Sunita Sarawagi is an Indian computer scientist known for her research in databases, data mining, and machine learning, including the use of natural language processing to extract structured data from text. She is Institute Chair Professor of Computer Science and Engineering at IIT Bombay.

==Education and career==
Sarawagi earned a bachelor's degree in computer science from IIT Kharagpur in 1991. She went to the University of California, Berkeley for graduate study in computer science with database expert Michael Stonebraker, earning a master's degree in 1993 and completing her Ph.D. in 1996, with the master's thesis Efficient Organization of Large Multidimensional Arrays and doctoral dissertation Query Processing in Tertiary Memory Databases.

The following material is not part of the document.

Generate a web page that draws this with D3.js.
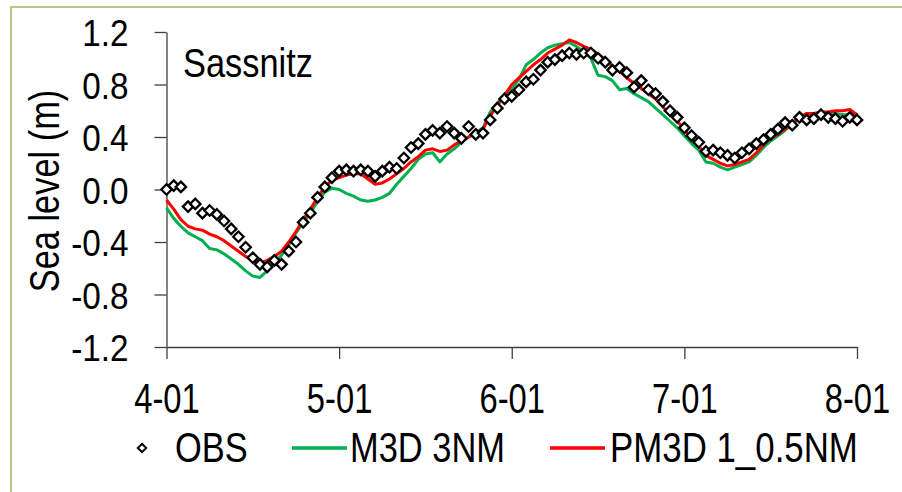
<!DOCTYPE html>
<html>
<head>
<meta charset="utf-8">
<script src="https://cdn.jsdelivr.net/npm/d3@7"></script>
<style>
  html, body { margin: 0; padding: 0; background: #fff; }
  svg { display: block; font-family: "Liberation Sans", Arial, sans-serif; }
</style>
</head>
<body>
<svg id="chart" width="902" height="492"></svg>
<script>
// hourly values, 4-01 00:00 .. 8-01 00:00
let obs = [
    0.00, 0.03, 0.02, -0.13, -0.11, -0.18, -0.16, -0.19, -0.24, -0.30,
    -0.36, -0.44, -0.52, -0.57, -0.59, -0.54, -0.57, -0.47, -0.40, -0.25,
    -0.18, -0.06, 0.02, 0.09, 0.14, 0.15, 0.14, 0.15, 0.14, 0.10,
    0.14, 0.17, 0.16, 0.24, 0.32, 0.35, 0.42, 0.45, 0.43, 0.48,
    0.43, 0.39, 0.48, 0.42, 0.43, 0.53, 0.62, 0.69, 0.71, 0.76,
    0.82, 0.84, 0.91, 0.97, 0.99, 1.02, 1.04, 1.03, 1.04, 1.04,
    1.00, 0.97, 0.91, 0.93, 0.89, 0.78, 0.83, 0.76, 0.73, 0.67,
    0.60, 0.55, 0.47, 0.41, 0.36, 0.29, 0.30, 0.28, 0.26, 0.24,
    0.28, 0.31, 0.35, 0.38, 0.42, 0.46, 0.51, 0.49, 0.55, 0.53,
    0.54, 0.57, 0.55, 0.54, 0.52, 0.55, 0.53
];
let m3d = [
    -0.14, -0.22, -0.28, -0.33, -0.36, -0.39, -0.45, -0.46, -0.49, -0.53,
    -0.57, -0.62, -0.66, -0.67, -0.62, -0.56, -0.50, -0.42, -0.33, -0.25,
    -0.18, -0.09, -0.02, 0.01, 0.00, -0.03, -0.05, -0.08, -0.09, -0.08,
    -0.06, -0.03, 0.04, 0.10, 0.16, 0.23, 0.27, 0.28, 0.21, 0.27,
    0.31, 0.36, 0.40, 0.43, 0.47, 0.59, 0.66, 0.71, 0.77, 0.84,
    0.95, 0.99, 1.04, 1.08, 1.10, 1.11, 1.12, 1.09, 1.05, 1.00,
    0.87, 0.86, 0.83, 0.76, 0.77, 0.73, 0.70, 0.67, 0.62, 0.57,
    0.52, 0.47, 0.41, 0.35, 0.30, 0.21, 0.20, 0.17, 0.15, 0.17,
    0.19, 0.21, 0.26, 0.32, 0.37, 0.41, 0.45, 0.50, 0.54, 0.56,
    0.57, 0.57, 0.58, 0.58, 0.57, 0.57, 0.54
];
let pm3d = [
    -0.08, -0.15, -0.23, -0.28, -0.30, -0.31, -0.34, -0.36, -0.39, -0.43,
    -0.47, -0.51, -0.54, -0.56, -0.54, -0.51, -0.47, -0.40, -0.32, -0.23,
    -0.15, -0.06, 0.02, 0.07, 0.09, 0.11, 0.12, 0.12, 0.08, 0.04,
    0.05, 0.08, 0.12, 0.16, 0.21, 0.25, 0.30, 0.31, 0.29, 0.30,
    0.34, 0.37, 0.40, 0.43, 0.46, 0.56, 0.64, 0.72, 0.80, 0.85,
    0.90, 0.95, 0.99, 1.04, 1.07, 1.10, 1.14, 1.12, 1.09, 1.07,
    1.03, 0.99, 0.94, 0.90, 0.85, 0.81, 0.77, 0.73, 0.69, 0.63,
    0.57, 0.52, 0.46, 0.39, 0.33, 0.26, 0.23, 0.20, 0.18, 0.19,
    0.21, 0.23, 0.28, 0.34, 0.39, 0.42, 0.46, 0.51, 0.55, 0.58,
    0.58, 0.59, 0.59, 0.60, 0.60, 0.61, 0.57
];
let xTicks = [0, 24, 48, 72, 96];
let xTickLabels = ["4-01", "5-01", "6-01", "7-01", "8-01"];
let yTicks = [1.2, 0.8, 0.4, 0.0, -0.4, -0.8, -1.2];
let seriesNames = ["OBS", "M3D 3NM", "PM3D 1_0.5NM"];
let seriesColors = ["#000000", "#00b050", "#ff0000"];

let svg = d3.select("#chart");

// frame (only top and left edges fall inside the picture)
svg.append("rect")
    .attr("x", 11).attr("y", 7).attr("width", 1000).attr("height", 1000)
    .attr("fill", "none").attr("stroke", "#9bbb59").attr("stroke-width", 1.5);

let x = d3.scaleLinear().domain([0, 96]).range([166.5, 857]);
let y = d3.scaleLinear().domain([-1.2, 1.2]).range([347, 32]);

let axisColor = "#404040";

let yAxis = svg.append("g")
    .attr("transform", `translate(${x(0)},0)`)
    .call(d3.axisLeft(y).tickValues(yTicks).tickSize(12).tickSizeOuter(0).tickFormat(d => d.toFixed(1)));
yAxis.select(".domain").attr("stroke", axisColor).attr("stroke-width", 1.3);
yAxis.selectAll(".tick line").attr("stroke", axisColor).attr("stroke-width", 1.3);
yAxis.selectAll(".tick text")
    .attr("x", null).attr("dy", null)
    .attr("text-anchor", "end")
    .attr("font-size", 37).attr("fill", "#000")
    .attr("transform", "translate(-38,13.5) scale(0.9,1)");

let xAxis = svg.append("g")
    .attr("transform", `translate(0,${y(-1.2)})`)
    .call(d3.axisBottom(x).tickValues(xTicks).tickSize(12).tickSizeOuter(0).tickFormat((d, i) => xTickLabels[i]));
xAxis.select(".domain").attr("stroke", axisColor).attr("stroke-width", 1.3);
xAxis.selectAll(".tick line").attr("stroke", axisColor).attr("stroke-width", 1.3);
xAxis.selectAll(".tick text")
    .attr("y", null).attr("dy", null)
    .attr("text-anchor", "middle")
    .attr("font-size", 42).attr("fill", "#000")
    .attr("transform", "translate(0,66) scale(0.78,1)");

// axis title
svg.append("text")
    .attr("transform", "translate(59,191) rotate(-90) scale(0.8,1)")
    .attr("text-anchor", "middle")
    .attr("font-size", 43)
    .text("Sea level (m)");

// station label
svg.append("text")
    .attr("transform", "translate(183,77) scale(0.86,1)")
    .attr("font-size", 40)
    .text("Sassnitz");

let line = d3.line().x((d, i) => x(i)).y(d => y(d));

svg.append("path").datum(m3d)
    .attr("d", line).attr("fill", "none")
    .attr("stroke", seriesColors[1]).attr("stroke-width", 3).attr("stroke-linejoin", "round");
svg.append("path").datum(pm3d)
    .attr("d", line).attr("fill", "none")
    .attr("stroke", seriesColors[2]).attr("stroke-width", 3).attr("stroke-linejoin", "round");

let diamond = s => `M0,${-s} L${s},0 L0,${s} L${-s},0 Z`;

svg.append("g").selectAll("path")
    .data(obs)
    .join("path")
    .attr("transform", (d, i) => `translate(${x(i)},${y(d)})`)
    .attr("d", diamond(5.2))
    .attr("fill", "#fff")
    .attr("stroke", "#000")
    .attr("stroke-width", 2.3);

// legend
let legend = svg.append("g").attr("transform", "translate(0,448)");
legend.append("path")
    .attr("transform", "translate(142,0)")
    .attr("d", diamond(4.2))
    .attr("fill", "#fff").attr("stroke", "#000").attr("stroke-width", 2);
legend.append("text")
    .attr("transform", "translate(175,14) scale(0.82,1)")
    .attr("font-size", 42).text(seriesNames[0]);

legend.append("line")
    .attr("x1", 292).attr("x2", 347).attr("y1", 0).attr("y2", 0)
    .attr("stroke", seriesColors[1]).attr("stroke-width", 3.5);
legend.append("text")
    .attr("transform", "translate(350,14) scale(0.82,1)")
    .attr("font-size", 42).text(seriesNames[1]);

legend.append("line")
    .attr("x1", 550).attr("x2", 605).attr("y1", 0).attr("y2", 0)
    .attr("stroke", seriesColors[2]).attr("stroke-width", 3.5);
legend.append("text")
    .attr("transform", "translate(610,14) scale(0.83,1)")
    .attr("font-size", 42).text(seriesNames[2]);
</script>
</body>
</html>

After working as a researcher for IBM Research at the Almaden Research Center in San Jose, California, she became an assistant professor at IIT Bombay in 1999. She was promoted to associate professor in 2003 and full professor in 2014. She was founding head of the Center for Machine Intelligence and Data Science at IIT Bombay.

==Recognition==
Sarawagi was the winner of the 2019 Infosys Prize in Engineering and Computer Science "for her research in databases, data mining, machine learning and natural language processing, and for important applications of these research techniques".

She was awarded IIT Kharagpur's Distinguished Alumni Award in 2019. She was named to the Indian National Academy of Engineering in 2013, and was elected as a 2021 ACM Fellow "for contributions to statistical machine learning for information analysis, extraction, and integration".